Brief Answer: Memang tidak seluruh hakim Pengadilan Tata Usaha Negara (PTUN) dalam praktiknya akan menyatakan “gugatan tidak dapat diterima” bila sengketa kepemilikan bersifat tidak sederhana, namun telah terdapat banyak putusan PTUN yang menyatakan tak dapat diterimanya gugatan terhadap Keputusan Tata Usaha Negara seperti ditebitkan atau tidak diterbitkannya suatu sertifikat hak atas tanah hanya karena sifat pembuktiannya bersifat tigak sederhana, dalam arti sengketa keperdataannya belum terdapat kepastian hukum sebelum masuk ke dalam ranah sengketa tata usaha negara. Untuk lebih terangnya, dapat menyimak contoh dibawah ini.
PEMBAHASAN:
Dalam hukum kepailitan, dikenal istilah hutang yang telah jatuh tempo bersifat sederhana, dalam arti telah dapat diketahui secara mudah dan pasti besarnya kewajiban/hutang/liability dari pihak debitor untuk dapat mengajukan pailit terhadap sang debitor. Sementara bila kewajiban ini berupa beban ganti-rugi berdasarkan “perbuatan melawan hukum” yang belum memiliki kepastian besar nominalnya, maka Pengadilan Niaga akan menyatakan tak dapat menerima permohonan pailit sebelum ada putusan perkara perdata pada Pengadilan Negeri yang menentukan besar penghukuman ganti-rugi terhadap pihak yang telah dirugikan.

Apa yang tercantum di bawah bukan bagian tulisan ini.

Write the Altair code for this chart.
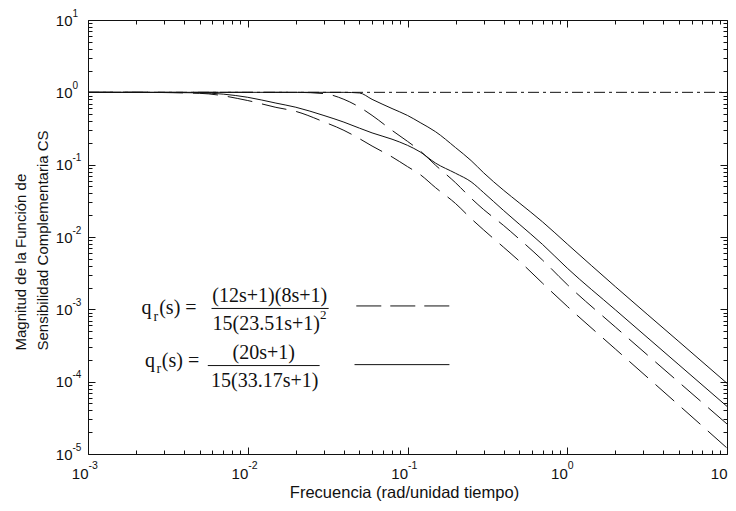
import altair as alt
import pandas as pd

# ---------------- values ----------------
freq = [0.001, 0.002, 0.005, 0.01, 0.015, 0.02, 0.03, 0.04, 0.05, 0.06, 0.08,
        0.1, 0.12, 0.15, 0.2, 0.25, 0.3, 0.4, 0.5, 0.7, 1, 2, 5, 10]
solid_upper = [1, 1, 1, 1, 1, 1, 1, 1, 0.98, 0.80, 0.597, 0.479, 0.382, 0.285,
               0.172, 0.114, 0.077, 0.0442, 0.0297, 0.0162, 0.0080, 0.00206,
               3.58e-4, 9.5e-5]
solid_lower = [1, 1, 0.984, 0.854, 0.71, 0.622, 0.478, 0.387, 0.32, 0.275,
               0.225, 0.185, 0.150, 0.105, 0.076, 0.058, 0.041, 0.0232, 0.0151,
               0.0079, 0.00371, 9.85e-4, 1.71e-4, 4.55e-5]
dash_upper = [1, 1, 1, 1, 1, 1, 0.96, 0.80, 0.625, 0.48, 0.298, 0.21, 0.155,
              0.098, 0.0562, 0.0344, 0.0239, 0.0144, 0.0094, 0.0048, 0.0022,
              5.7e-4, 9.8e-5, 2.6e-5]
dash_lower = [1, 1, 0.969, 0.77, 0.62, 0.545, 0.39, 0.298, 0.229, 0.181, 0.128,
              0.094, 0.073, 0.048, 0.029, 0.018, 0.0125, 0.0072, 0.00467,
              0.0023, 0.0011, 2.83e-4, 4.72e-5, 1.21e-5]
unity_freq = [0.001, 10]
unity_mag = [1, 1]

# legend (formula) annotations, in data coordinates
q_f = [0.002166, 0.00227]
q_m = [8.65e-4, 1.59e-4]
r_f = [0.002566, 0.00268]
r_m = [6.93e-4, 1.30e-4]
s_f = [0.00279, 0.0029]
s_m = [8.65e-4, 1.59e-4]
num_text = ["(12s+1)(8s+1)", "(20s+1)"]
num_f = [0.01373, 0.01259]
num_m = [1.26e-3, 2.08e-4]
den_text = ["15(23.51s+1)", "15(33.17s+1)"]
den_f = [0.01305, 0.01276]
den_m = [5.13e-4, 8.32e-5]
sq_text = ["2"]
sq_f = [0.02838]
sq_m = [7.38e-4]
bar_f1 = [0.005932, 0.005623]
bar_f2 = [0.03209, 0.02818]
bar_m = [1.028e-3, 1.67e-4]
sample_dash_f1, sample_dash_f2, sample_dash_m = [0.0478], [0.183], [1.114e-3]
sample_solid_f1, sample_solid_f2, sample_solid_m = [0.0466], [0.183], [1.72e-4]

# ---------------- styling ----------------
INK = "#111111"
FONT = "Liberation Sans"
SERIF = "Liberation Serif"
X_DOM = [1e-3, 10]
Y_DOM = [1e-5, 10]
xs = alt.Scale(type="log", domain=X_DOM, nice=False)
ys = alt.Scale(type="log", domain=Y_DOM, nice=False)

x_major = [10.0 ** e for e in range(-3, 2)]
y_major = [10.0 ** e for e in range(-5, 2)]
x_minor = [k * 10.0 ** e for e in range(-3, 1) for k in range(2, 10)]
y_minor = [k * 10.0 ** e for e in range(-5, 1) for k in range(2, 10)]

EXP = "round(log(datum.value)/LN10)"


def tick_axis(orient, values, size):
    return alt.Axis(orient=orient, values=values, labels=False, domain=False,
                    grid=False, ticks=True, tickSize=size, offset=-size,
                    tickColor=INK, tickWidth=1, title=None)


# base "10" of the x labels, with the x title
x_base_axis = alt.Axis(
    orient="bottom", values=x_major, labelExpr="'10'",
    ticks=False, tickSize=0, domain=False, grid=False,
    labelFont=FONT, labelFontSize=15, labelColor=INK, labelPadding=12,
    labelAlign="right", labelFlush=False, labelOverlap=False,
    title="Frecuencia (rad/unidad tiempo)", titleFont=FONT, titleFontSize=16.5,
    titleFontWeight="normal", titleColor=INK, titleX=316, titleY=38,
    titleAlign="center", titleBaseline="middle")

# base "10" of the y labels, with the y title
y_base_axis = alt.Axis(
    orient="left", values=y_major, labelExpr="'10'",
    ticks=False, tickSize=0, domain=False, grid=False,
    labelFont=FONT, labelFontSize=15, labelColor=INK, labelPadding=16,
    labelAlign="right", labelBaseline="middle",
    labelOverlap=False, labelFlush=False,
    title=["Magnitud de la Función de", "Sensibilidad Complementaria CS"],
    titleFont=FONT, titleFontSize=15, titleFontWeight="normal",
    titleColor=INK, titleAngle=270, titleAlign="left",
    titleBaseline="middle", titleX=-68, titleY=330, titleLineHeight=22)

# exponents (superscripts)
x_exp_axis = alt.Axis(
    orient="bottom", values=x_major, labelExpr=f"'' + {EXP}",
    ticks=False, tickSize=0, domain=False, grid=False,
    labelFont=FONT, labelFontSize=10.5, labelColor=INK, labelPadding=6,
    labelAlign="left", labelFlush=False, labelOverlap=False, title=None)

y_exp_axis = alt.Axis(
    orient="left", values=y_major, labelExpr=f"'' + {EXP}",
    ticks=False, tickSize=0, domain=False, grid=False,
    labelFont=FONT, labelFontSize=10, labelColor=INK, labelPadding=16,
    labelAlign="left", labelBaseline="middle", labelOffset=-7,
    labelFlush=False, labelOverlap=False, title=None)

# ---------------- data frames ----------------
dash_df = pd.concat([
    pd.DataFrame({"f": freq, "m": dash_upper, "curve": "dash_upper"}),
    pd.DataFrame({"f": freq, "m": dash_lower, "curve": "dash_lower"}),
])
solid_df = pd.concat([
    pd.DataFrame({"f": freq, "m": solid_upper, "curve": "solid_upper"}),
    pd.DataFrame({"f": freq, "m": solid_lower, "curve": "solid_lower"}),
])
unity_df = pd.DataFrame({"f": unity_freq, "m": unity_mag})

dashed = alt.Chart(dash_df).mark_line(
    color=INK, strokeWidth=1, strokeDash=[25, 10], interpolate="monotone"
).encode(
    x=alt.X("f:Q", scale=xs, axis=x_base_axis),
    y=alt.Y("m:Q", scale=ys, axis=y_base_axis),
    detail="curve:N",
)

solid = alt.Chart(solid_df).mark_line(
    color=INK, strokeWidth=1, interpolate="monotone"
).encode(
    x=alt.X("f:Q", scale=xs, axis=tick_axis("bottom", x_major, 7)),
    y=alt.Y("m:Q", scale=ys, axis=tick_axis("left", y_major, 7)),
    detail="curve:N",
)

dashdot = alt.Chart(unity_df).mark_line(
    color=INK, strokeWidth=1, strokeDash=[11, 4, 3, 4]
).encode(
    x=alt.X("f:Q", scale=xs, axis=tick_axis("bottom", x_minor, 4)),
    y=alt.Y("m:Q", scale=ys, axis=tick_axis("left", y_minor, 4)),
)

sample_dash = alt.Chart(pd.DataFrame({
    "f1": sample_dash_f1, "f2": sample_dash_f2, "m": sample_dash_m})
).mark_rule(color=INK, strokeWidth=1, strokeDash=[25, 9]).encode(
    x=alt.X("f1:Q", scale=xs, axis=tick_axis("top", x_major, 7)),
    x2="f2:Q",
    y=alt.Y("m:Q", scale=ys, axis=tick_axis("right", y_major, 7)),
)

sample_solid = alt.Chart(pd.DataFrame({
    "f1": sample_solid_f1, "f2": sample_solid_f2, "m": sample_solid_m})
).mark_rule(color=INK, strokeWidth=1).encode(
    x=alt.X("f1:Q", scale=xs, axis=tick_axis("top", x_minor, 4)),
    x2="f2:Q",
    y=alt.Y("m:Q", scale=ys, axis=tick_axis("right", y_minor, 4)),
)

bars = alt.Chart(pd.DataFrame({"f1": bar_f1, "f2": bar_f2, "m": bar_m})).mark_rule(
    color=INK, strokeWidth=1
).encode(
    x=alt.X("f1:Q", scale=xs, axis=x_exp_axis), x2="f2:Q",
    y=alt.Y("m:Q", scale=ys, axis=y_exp_axis),
)


def text_layer(f, m, t, size, align):
    return alt.Chart(pd.DataFrame({"f": f, "m": m, "t": t})).mark_text(
        font=SERIF, fontSize=size, color=INK, align=align, baseline="alphabetic"
    ).encode(
        x=alt.X("f:Q", scale=xs, axis=None),
        y=alt.Y("m:Q", scale=ys, axis=None),
        text="t:N",
    )


t_q = text_layer(q_f, q_m, ["q", "q"], 20, "left")
t_r = text_layer(r_f, r_m, ["r", "r"], 14, "left")
t_s = text_layer(s_f, s_m, ["(s) =", "(s) ="], 20, "left")
t_num = text_layer(num_f, num_m, num_text, 20, "center")
t_den = text_layer(den_f, den_m, den_text, 20, "center")
t_sq = text_layer(sq_f, sq_m, sq_text, 13, "left")

chart = alt.layer(
    dashed, solid, dashdot, sample_dash, sample_solid, bars,
    t_q, t_r, t_s, t_num, t_den, t_sq,
).resolve_axis(
    x="independent", y="independent"
).properties(
    width=639, height=434,
    autosize=alt.AutoSizeParams(type="none"),
    padding={"left": 80, "top": 12, "right": 1, "bottom": 47},
    background="white",
).configure_view(stroke=INK, strokeWidth=1)

chart.save("out.html", embed_options={"renderer": "svg", "actions": False})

Dalam sengketa pertanahan di PTUN pun memiliki konstruksi yang menyerupai. Sebagai ilustrasi, tepat kiranya merujuk pada putusan 88/G/2012/PTUN.BDG sengketa register Nomor 88/G/2012/PTUN.BDG tanggal 24 April 2013, perkara antara:
- 3 (tiga) orang warga negara sebagai Para Penggugat; melawan
- KEPALA KANTOR PERTANAHAN KABUPATEN BANDUNG, selaku Tergugat; dan
- PT. BANDUNG PAKAR, sebagai Tergugat II Intervensi;
Yang menjadi obyek sengketa yang dimohonkan oleh Penggugat untuk dinyatakan batal atau dicabut berupa Sertipikat Hak Guna Bangunan (SHGB) atas nama PT. Bandung Pakar.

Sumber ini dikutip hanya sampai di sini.